§ **Available data**:
▬▬▬▬▬▬

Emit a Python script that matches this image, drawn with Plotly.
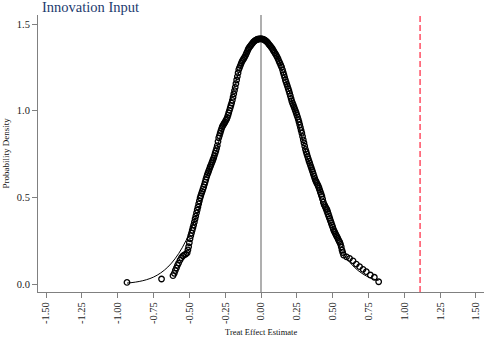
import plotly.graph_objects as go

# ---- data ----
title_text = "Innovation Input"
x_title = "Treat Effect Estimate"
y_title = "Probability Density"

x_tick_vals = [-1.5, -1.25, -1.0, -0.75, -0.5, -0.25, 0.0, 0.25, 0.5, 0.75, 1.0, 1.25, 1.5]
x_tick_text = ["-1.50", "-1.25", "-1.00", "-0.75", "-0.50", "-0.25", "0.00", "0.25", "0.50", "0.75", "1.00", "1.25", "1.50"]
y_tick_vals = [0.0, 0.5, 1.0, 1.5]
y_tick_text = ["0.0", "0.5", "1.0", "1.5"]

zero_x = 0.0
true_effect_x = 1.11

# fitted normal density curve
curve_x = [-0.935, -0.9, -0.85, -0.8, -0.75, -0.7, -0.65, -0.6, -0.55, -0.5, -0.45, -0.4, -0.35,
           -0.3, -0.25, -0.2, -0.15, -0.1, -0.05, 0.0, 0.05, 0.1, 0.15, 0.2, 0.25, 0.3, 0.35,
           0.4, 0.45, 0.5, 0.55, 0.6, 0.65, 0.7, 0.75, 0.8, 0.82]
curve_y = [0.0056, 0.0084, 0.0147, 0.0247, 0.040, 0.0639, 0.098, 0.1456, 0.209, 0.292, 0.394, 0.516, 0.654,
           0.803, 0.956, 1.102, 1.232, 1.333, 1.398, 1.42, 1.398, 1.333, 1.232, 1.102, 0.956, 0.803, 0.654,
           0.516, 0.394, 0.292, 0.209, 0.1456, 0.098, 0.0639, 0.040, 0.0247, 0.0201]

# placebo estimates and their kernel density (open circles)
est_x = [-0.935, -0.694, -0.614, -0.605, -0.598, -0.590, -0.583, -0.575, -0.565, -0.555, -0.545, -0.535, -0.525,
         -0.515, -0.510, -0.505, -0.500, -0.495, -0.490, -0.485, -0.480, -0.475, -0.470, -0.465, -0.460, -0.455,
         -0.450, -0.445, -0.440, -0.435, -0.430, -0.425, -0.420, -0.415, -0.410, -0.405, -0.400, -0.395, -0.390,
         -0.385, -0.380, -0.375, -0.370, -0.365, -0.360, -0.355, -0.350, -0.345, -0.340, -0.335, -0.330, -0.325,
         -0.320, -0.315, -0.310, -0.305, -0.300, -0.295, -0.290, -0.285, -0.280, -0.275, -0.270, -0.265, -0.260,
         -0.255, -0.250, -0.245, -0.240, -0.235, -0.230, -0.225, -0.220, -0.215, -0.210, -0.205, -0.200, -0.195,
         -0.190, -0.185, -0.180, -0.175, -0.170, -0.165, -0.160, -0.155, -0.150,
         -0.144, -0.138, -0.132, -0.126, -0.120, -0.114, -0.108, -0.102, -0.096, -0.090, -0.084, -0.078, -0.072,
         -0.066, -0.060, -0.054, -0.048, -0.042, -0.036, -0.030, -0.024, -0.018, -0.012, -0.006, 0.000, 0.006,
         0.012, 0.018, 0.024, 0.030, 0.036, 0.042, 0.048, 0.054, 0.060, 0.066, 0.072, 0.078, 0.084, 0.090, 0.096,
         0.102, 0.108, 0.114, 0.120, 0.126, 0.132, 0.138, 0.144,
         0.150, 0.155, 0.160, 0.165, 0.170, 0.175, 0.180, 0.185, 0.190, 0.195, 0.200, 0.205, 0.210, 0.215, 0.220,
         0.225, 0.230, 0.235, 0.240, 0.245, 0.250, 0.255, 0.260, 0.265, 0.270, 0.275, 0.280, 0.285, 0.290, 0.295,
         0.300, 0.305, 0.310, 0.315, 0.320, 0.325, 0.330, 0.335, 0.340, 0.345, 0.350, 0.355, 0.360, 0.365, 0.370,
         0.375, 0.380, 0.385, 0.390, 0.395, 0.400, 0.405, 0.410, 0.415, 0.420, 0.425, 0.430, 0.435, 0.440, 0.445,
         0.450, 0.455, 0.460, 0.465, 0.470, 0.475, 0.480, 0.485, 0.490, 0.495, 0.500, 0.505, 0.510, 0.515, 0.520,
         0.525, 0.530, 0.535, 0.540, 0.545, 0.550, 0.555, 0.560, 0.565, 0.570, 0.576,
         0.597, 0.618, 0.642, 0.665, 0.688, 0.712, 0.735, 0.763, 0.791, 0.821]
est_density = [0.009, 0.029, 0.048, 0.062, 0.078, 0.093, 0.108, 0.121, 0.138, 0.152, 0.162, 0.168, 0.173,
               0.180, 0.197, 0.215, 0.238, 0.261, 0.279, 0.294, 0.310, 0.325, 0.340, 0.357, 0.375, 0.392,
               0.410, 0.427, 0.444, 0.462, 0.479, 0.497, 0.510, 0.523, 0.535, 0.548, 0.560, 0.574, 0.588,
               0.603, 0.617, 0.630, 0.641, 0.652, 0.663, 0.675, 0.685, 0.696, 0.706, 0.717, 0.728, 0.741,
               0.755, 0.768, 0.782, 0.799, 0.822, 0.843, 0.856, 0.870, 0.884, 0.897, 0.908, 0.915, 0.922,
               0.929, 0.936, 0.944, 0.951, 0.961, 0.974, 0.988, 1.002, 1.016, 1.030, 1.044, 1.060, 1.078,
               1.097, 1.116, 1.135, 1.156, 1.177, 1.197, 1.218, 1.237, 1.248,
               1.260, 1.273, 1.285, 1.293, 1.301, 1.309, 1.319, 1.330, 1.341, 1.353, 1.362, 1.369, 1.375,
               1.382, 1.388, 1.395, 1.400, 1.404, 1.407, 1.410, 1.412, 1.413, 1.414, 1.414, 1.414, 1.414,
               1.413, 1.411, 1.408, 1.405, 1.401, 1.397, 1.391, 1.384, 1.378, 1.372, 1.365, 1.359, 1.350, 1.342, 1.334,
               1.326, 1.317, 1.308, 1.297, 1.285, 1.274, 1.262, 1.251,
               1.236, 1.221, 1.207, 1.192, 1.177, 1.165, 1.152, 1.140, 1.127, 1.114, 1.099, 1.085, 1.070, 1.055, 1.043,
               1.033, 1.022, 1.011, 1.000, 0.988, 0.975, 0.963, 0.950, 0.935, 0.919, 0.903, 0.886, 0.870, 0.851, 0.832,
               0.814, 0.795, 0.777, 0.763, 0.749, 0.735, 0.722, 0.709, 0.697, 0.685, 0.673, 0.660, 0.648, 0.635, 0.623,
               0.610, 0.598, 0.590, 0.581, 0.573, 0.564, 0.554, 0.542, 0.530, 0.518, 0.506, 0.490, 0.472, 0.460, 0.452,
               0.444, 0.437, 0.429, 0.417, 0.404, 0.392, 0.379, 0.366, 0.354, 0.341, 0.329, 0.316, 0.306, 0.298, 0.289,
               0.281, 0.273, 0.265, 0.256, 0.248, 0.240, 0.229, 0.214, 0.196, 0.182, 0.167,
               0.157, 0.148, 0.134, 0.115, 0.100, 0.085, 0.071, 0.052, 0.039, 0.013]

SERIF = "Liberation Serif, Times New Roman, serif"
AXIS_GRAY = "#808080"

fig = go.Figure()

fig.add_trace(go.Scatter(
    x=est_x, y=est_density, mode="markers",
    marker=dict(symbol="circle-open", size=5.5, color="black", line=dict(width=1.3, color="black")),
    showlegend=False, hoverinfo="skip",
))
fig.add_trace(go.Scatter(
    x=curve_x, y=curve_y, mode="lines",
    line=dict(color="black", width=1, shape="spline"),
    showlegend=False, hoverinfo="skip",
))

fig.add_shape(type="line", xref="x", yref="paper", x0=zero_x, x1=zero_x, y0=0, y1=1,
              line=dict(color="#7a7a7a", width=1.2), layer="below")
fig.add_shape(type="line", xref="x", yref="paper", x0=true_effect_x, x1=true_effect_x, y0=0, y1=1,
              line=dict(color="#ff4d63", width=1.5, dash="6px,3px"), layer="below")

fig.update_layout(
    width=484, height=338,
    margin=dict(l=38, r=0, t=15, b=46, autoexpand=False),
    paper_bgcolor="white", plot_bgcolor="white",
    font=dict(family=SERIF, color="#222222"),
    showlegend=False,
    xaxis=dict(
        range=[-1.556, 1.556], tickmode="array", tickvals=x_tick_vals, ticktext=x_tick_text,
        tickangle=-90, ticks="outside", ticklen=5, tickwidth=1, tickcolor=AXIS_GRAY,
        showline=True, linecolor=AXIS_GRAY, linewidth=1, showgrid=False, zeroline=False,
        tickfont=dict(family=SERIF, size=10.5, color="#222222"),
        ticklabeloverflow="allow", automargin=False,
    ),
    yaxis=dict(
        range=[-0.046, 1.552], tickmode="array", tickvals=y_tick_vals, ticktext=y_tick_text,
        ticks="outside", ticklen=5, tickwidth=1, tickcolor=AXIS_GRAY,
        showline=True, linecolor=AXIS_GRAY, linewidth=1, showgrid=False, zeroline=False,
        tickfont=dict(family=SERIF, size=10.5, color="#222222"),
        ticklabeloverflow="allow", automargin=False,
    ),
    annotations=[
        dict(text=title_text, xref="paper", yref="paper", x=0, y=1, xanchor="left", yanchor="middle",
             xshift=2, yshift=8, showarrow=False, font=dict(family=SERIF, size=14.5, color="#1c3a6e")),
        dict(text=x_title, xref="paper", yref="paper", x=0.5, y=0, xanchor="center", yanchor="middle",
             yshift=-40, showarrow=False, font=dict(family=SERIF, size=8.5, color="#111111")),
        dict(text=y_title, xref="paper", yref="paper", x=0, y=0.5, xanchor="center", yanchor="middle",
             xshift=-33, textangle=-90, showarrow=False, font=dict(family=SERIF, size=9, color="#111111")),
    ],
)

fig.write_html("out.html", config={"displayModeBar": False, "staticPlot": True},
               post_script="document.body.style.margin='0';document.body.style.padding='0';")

▬▬▬▬▬▬

§ **Written task**: Give again, word for word, every line from the top of the data through the line with "0.040, 0.0247, 0.0201]", both ends included, and exclude the pictures.

§ **Result of the task**:
Emit a Python script that matches this image, drawn with Plotly.
import plotly.graph_objects as go

# ---- data ----
title_text = "Innovation Input"
x_title = "Treat Effect Estimate"
y_title = "Probability Density"

x_tick_vals = [-1.5, -1.25, -1.0, -0.75, -0.5, -0.25, 0.0, 0.25, 0.5, 0.75, 1.0, 1.25, 1.5]
x_tick_text = ["-1.50", "-1.25", "-1.00", "-0.75", "-0.50", "-0.25", "0.00", "0.25", "0.50", "0.75", "1.00", "1.25", "1.50"]
y_tick_vals = [0.0, 0.5, 1.0, 1.5]
y_tick_text = ["0.0", "0.5", "1.0", "1.5"]

zero_x = 0.0
true_effect_x = 1.11

# fitted normal density curve
curve_x = [-0.935, -0.9, -0.85, -0.8, -0.75, -0.7, -0.65, -0.6, -0.55, -0.5, -0.45, -0.4, -0.35,
           -0.3, -0.25, -0.2, -0.15, -0.1, -0.05, 0.0, 0.05, 0.1, 0.15, 0.2, 0.25, 0.3, 0.35,
           0.4, 0.45, 0.5, 0.55, 0.6, 0.65, 0.7, 0.75, 0.8, 0.82]
curve_y = [0.0056, 0.0084, 0.0147, 0.0247, 0.040, 0.0639, 0.098, 0.1456, 0.209, 0.292, 0.394, 0.516, 0.654,
           0.803, 0.956, 1.102, 1.232, 1.333, 1.398, 1.42, 1.398, 1.333, 1.232, 1.102, 0.956, 0.803, 0.654,
           0.516, 0.394, 0.292, 0.209, 0.1456, 0.098, 0.0639, 0.040, 0.0247, 0.0201]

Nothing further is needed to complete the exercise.